I think the idea people sometimes get is they’ll just deny themselves and they won’t eat any food over a long period of time. Then they’re hungry, and they run low on energy, and they’re cranky because they’re not exerting control over their emotions, they’re holding their tongue and their temper, and all those negative things. If you want to diet effectively, start by filling up on healthy food so that you will have the energy to exert self-control. That will be better for you in the long run. Not eating anything and constantly denying yourself doesn’t work very well.
Roy Baumeister:
People have said for centuries that you can build character by making yourself do things you don’t want to do, that by exerting self-discipline you can make yourself into a stronger person. That does appear to be correct.

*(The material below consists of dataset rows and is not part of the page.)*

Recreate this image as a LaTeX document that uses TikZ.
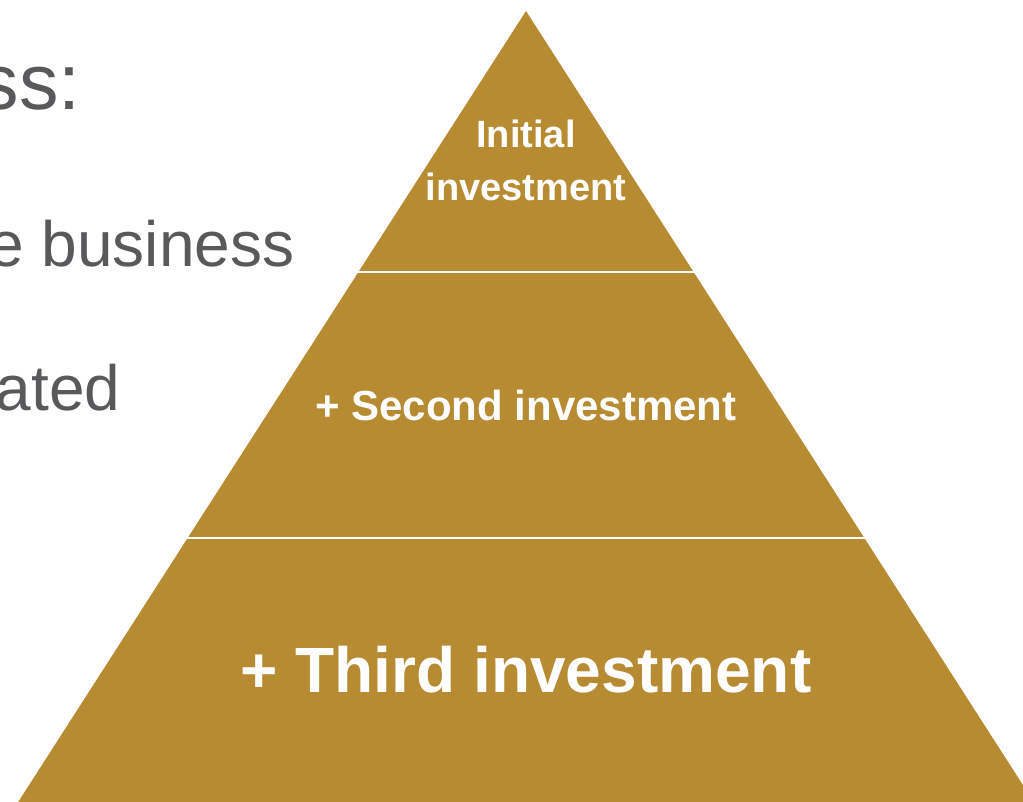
\documentclass[tikz,border=0pt]{standalone}
\usepackage{fontspec}
\setmainfont{Liberation Sans}
\definecolor{oro}{RGB}{182,139,49}
\definecolor{gris}{RGB}{88,89,91}
\begin{document}
\begin{tikzpicture}[x=1pt,y=-1pt,
    nivel/.style={anchor=base, text=white, font=\bfseries},
    lado/.style={anchor=base east, text=gris}]
  \def\ax{526}
  \def\ay{11}
  \def\pend{0.642}
  \def\fondo{820}

  \useasboundingbox (0,0) rectangle (1023,802);
  \clip (0,0) rectangle (1023,802);

  % Texto de la diapositiva (cortado en el borde)
  \node[lado, font=\fontsize{79}{79}\selectfont] (titulo) at (84,110) {ss:};
  \node[lado, font=\fontsize{64}{64}\selectfont] (linea1) at (298,267) {e business};
  \node[lado, font=\fontsize{64}{64}\selectfont] (linea2) at (124,410) {ated};

  % Piramide
  \fill[oro] (\ax,\ay) -- (\ax+\pend*\fondo-\pend*\ay,\fondo) -- (\ax-\pend*\fondo+\pend*\ay,\fondo) -- cycle;

  % Separaciones entre niveles
  \foreach \y in {272,538} {
    \draw[white, line width=2.5pt] (\ax-\pend*\y+\pend*\ay-3,\y) -- (\ax+\pend*\y-\pend*\ay+3,\y);
  }

  % Niveles
  \node[nivel, font=\bfseries\fontsize{38}{38}\selectfont] (inicial) at (\ax,148) {Initial};
  \node[nivel, font=\bfseries\fontsize{38}{38}\selectfont] (inversion) at (\ax,201) {investment};
  \node[nivel, font=\bfseries\fontsize{42}{42}\selectfont] (segunda) at (\ax,420) {+ Second investment};
  \node[nivel, font=\bfseries\fontsize{64}{64}\selectfont] (tercera) at (\ax,692) {+ Third investment};
\end{tikzpicture}
\end{document}
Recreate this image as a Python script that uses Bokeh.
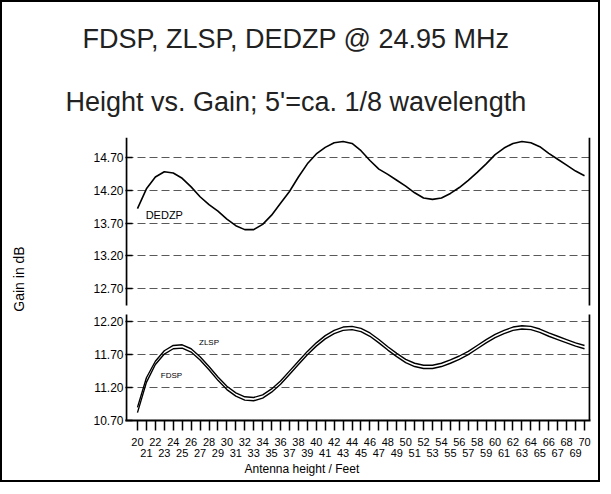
from bokeh.plotting import figure
from bokeh.models import FixedTicker, PrintfTickFormatter, LinearAxis, Title, Label, Range1d
from bokeh.layouts import column
from bokeh.embed import file_html
from bokeh.resources import INLINE

# ---------------- data ----------------
height_ft = list(range(20, 71))

dedzp = [13.92, 14.22, 14.40, 14.48, 14.46, 14.38, 14.25, 14.10, 13.98, 13.88,
         13.76, 13.66, 13.60, 13.60, 13.68, 13.82, 14.00, 14.18, 14.40, 14.60,
         14.75, 14.85, 14.92, 14.94, 14.91, 14.80, 14.65, 14.52, 14.44, 14.35,
         14.26, 14.16, 14.08, 14.06, 14.08, 14.15, 14.24, 14.35, 14.47, 14.60,
         14.74, 14.84, 14.91, 14.94, 14.92, 14.86, 14.76, 14.67, 14.58, 14.49,
         14.42]

zlsp = [10.90, 11.35, 11.60, 11.76, 11.84, 11.85, 11.79, 11.67, 11.52, 11.36,
        11.22, 11.12, 11.06, 11.05, 11.09, 11.18, 11.30, 11.45, 11.60, 11.75,
        11.88, 11.99, 12.07, 12.12, 12.13, 12.10, 12.03, 11.93, 11.82, 11.72,
        11.63, 11.57, 11.54, 11.54, 11.57, 11.62, 11.68, 11.75, 11.84, 11.93,
        12.01, 12.07, 12.12, 12.14, 12.13, 12.09, 12.03, 11.98, 11.93, 11.88,
        11.84]

fdsp = [10.82, 11.28, 11.55, 11.71, 11.79, 11.80, 11.74, 11.62, 11.47, 11.31,
        11.17, 11.07, 11.01, 11.00, 11.04, 11.13, 11.25, 11.40, 11.55, 11.70,
        11.83, 11.94, 12.02, 12.07, 12.08, 12.05, 11.98, 11.88, 11.77, 11.67,
        11.58, 11.52, 11.49, 11.49, 11.52, 11.57, 11.63, 11.70, 11.79, 11.88,
        11.96, 12.02, 12.07, 12.09, 12.08, 12.04, 11.98, 11.93, 11.88, 11.83,
        11.79]

y_ticks = [10.70, 11.20, 11.70, 12.20, 12.70, 13.20, 13.70, 14.20, 14.70]
x_ticks = list(range(20, 71))
x_ticks_odd = [t for t in x_ticks if t % 2 == 1]

# broken-axis panels (value ranges)
lower_panel = (10.70, 12.31)
upper_panel = (12.448, 15.0)
x_span = (18.66, 70.67)

title_text = "FDSP, ZLSP, DEDZP @ 24.95 MHz"
subtitle_text = "Height vs. Gain;  5'=ca. 1/8 wavelength"
y_label_text = "Gain in dB"
x_label_text = "Antenna height / Feet"

FONT = "Liberation Sans"

p = figure(width=596, height=478,
           x_range=Range1d(*x_span), y_range=Range1d(lower_panel[0], upper_panel[1]),
           output_backend="svg", toolbar_location=None, title=None,
           min_border_left=123, min_border_right=8, min_border_top=135, min_border_bottom=60)
p.outline_line_color = None
p.xgrid.visible = False

# ---- y axis ----
ya = p.yaxis[0]
ya.ticker = FixedTicker(ticks=y_ticks)
ya.formatter = PrintfTickFormatter(format="%.2f")
ya.axis_line_color = None
ya.major_tick_in = 7
ya.major_tick_out = 0
ya.major_tick_line_width = 1.5
ya.minor_tick_line_color = None
ya.major_label_standoff = 2
ya.major_label_text_font = FONT
ya.major_label_text_font_size = "12px"
ya.major_label_text_color = "black"
ya.axis_label = y_label_text
ya.axis_label_standoff = 63
ya.axis_label_text_font = FONT
ya.axis_label_text_font_size = "14px"
ya.axis_label_text_font_style = "normal"
ya.axis_label_text_color = "black"

p.ygrid.ticker = FixedTicker(ticks=y_ticks)
p.ygrid.grid_line_color = "black"
p.ygrid.grid_line_alpha = 0.65
p.ygrid.grid_line_dash = "8 4"

# ---- x axes (even labels first row, odd labels second row) ----
xa = p.xaxis[0]
xa.ticker = FixedTicker(ticks=x_ticks)
xa.major_label_overrides = {t: "" for t in x_ticks_odd}
xa.major_tick_in = 0
xa.major_tick_out = 10
xa.major_tick_line_width = 1.5
xa.minor_tick_line_color = None
xa.major_label_standoff = 7
xa.major_label_text_font = FONT
xa.major_label_text_font_size = "11px"
xa.major_label_text_color = "black"
xa.axis_line_width = 2

xb = LinearAxis(ticker=FixedTicker(ticks=x_ticks_odd), axis_line_color=None,
                major_tick_line_color=None, minor_tick_line_color=None,
                major_tick_in=0, major_tick_out=0, major_label_standoff=0,
                major_label_text_font=FONT, major_label_text_font_size="11px",
                major_label_text_color="black")
p.add_layout(xb, "below")
p.add_layout(Title(text=x_label_text, align="left", offset=119, standoff=1,
                   text_font=FONT, text_font_size="12px", text_font_style="normal",
                   text_color="black"), "below")

# ---- titles ----
p.add_layout(Title(text=subtitle_text, align="left", offset=-60, standoff=41,
                   text_font=FONT, text_font_size="27px", text_font_style="normal",
                   text_color="#222222"), "above")
p.add_layout(Title(text=title_text, align="left", offset=-43, standoff=21,
                   text_font=FONT, text_font_size="27px", text_font_style="normal",
                   text_color="#222222"), "above")

# ---- panel borders of the broken axis ----
edge = 0.1
for lo_v, hi_v in (lower_panel, upper_panel):
    p.segment(x0=[x_span[0] + edge, x_span[1] - edge], y0=[lo_v, lo_v],
              x1=[x_span[0] + edge, x_span[1] - edge], y1=[hi_v, hi_v],
              line_color="black", line_width=2)

# ---- curves ----
p.line(height_ft, dedzp, line_color="black", line_width=1.6)
p.line(height_ft, zlsp, line_color="black", line_width=1.4)
p.line(height_ft, fdsp, line_color="black", line_width=1.4)

p.add_layout(Label(x=23.0, y=13.83, text="DEDZP", text_font=FONT, text_font_size="11px",
                   text_align="center", text_baseline="middle", text_color="black"))
p.add_layout(Label(x=28.0, y=11.89, text="ZLSP", text_font=FONT, text_font_size="8px",
                   text_align="center", text_baseline="middle", text_color="black"))
p.add_layout(Label(x=23.8, y=11.38, text="FDSP", text_font=FONT, text_font_size="8px",
                   text_align="center", text_baseline="middle", text_color="black"))

layout = column(p, styles={"border": "2px solid black"})

open("out.html", "w").write(file_html(layout, INLINE))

We have a number of studies we’ve published, and other laboratories as well, indicating that when people engage in regular self-control exercises, even just for a couple of weeks, their self-control is improved to the extent that you can pick it up on the laboratory test that has nothing to do with the exercises they did. If you strengthen willpower with one set of exercises, it will be stronger for anything.
In our first study that worked on this, the assignment was we just told people to try to work on their posture, “Whenever you think about it, stand up straight, sit up straight.” They did that for two weeks. Then we gave them a bunch of lab tests that had nothing to do with posture, but they showed significant improvements in willpower compared to the control group. You can really improve your capacity for self-control.
Roy Baumeister:
We have found in a series of studies that self-control performance is linked to glucose, which is a chemical in your bloodstream that carries energy from the digestive system and also from your fat stores to the muscles and into the brain in particular. You have plenty of glucose in storage and so you can get more, but the body doesn’t like to give up too much of its stored energy so it resists that. If it gets a signal that more energy is coming in, then it’s more willing to expend energy and use up some of its glycogen stores. Some of these studies will have people do the first test to deplete willpower and then we give them a second task where they usually show an impairment. But if they get a snack in between, something rich in glucose, they tend to do better on the second task. The impairment is washed away. That might really give them back some of the energy from glucose that they burned up.
It also can be just signaling. If you have a taste of something and spit it out, there’s an improvement there as well. What’s probably happening is they get a little of that in their mouths and they taste it, and at some level the body says, “Aha. Good. Energy is coming. I’ll be able to replenish my stores so I can go ahead and devote more energy to whatever I’m doing right now.” And so performance improves on the task they’re busy with.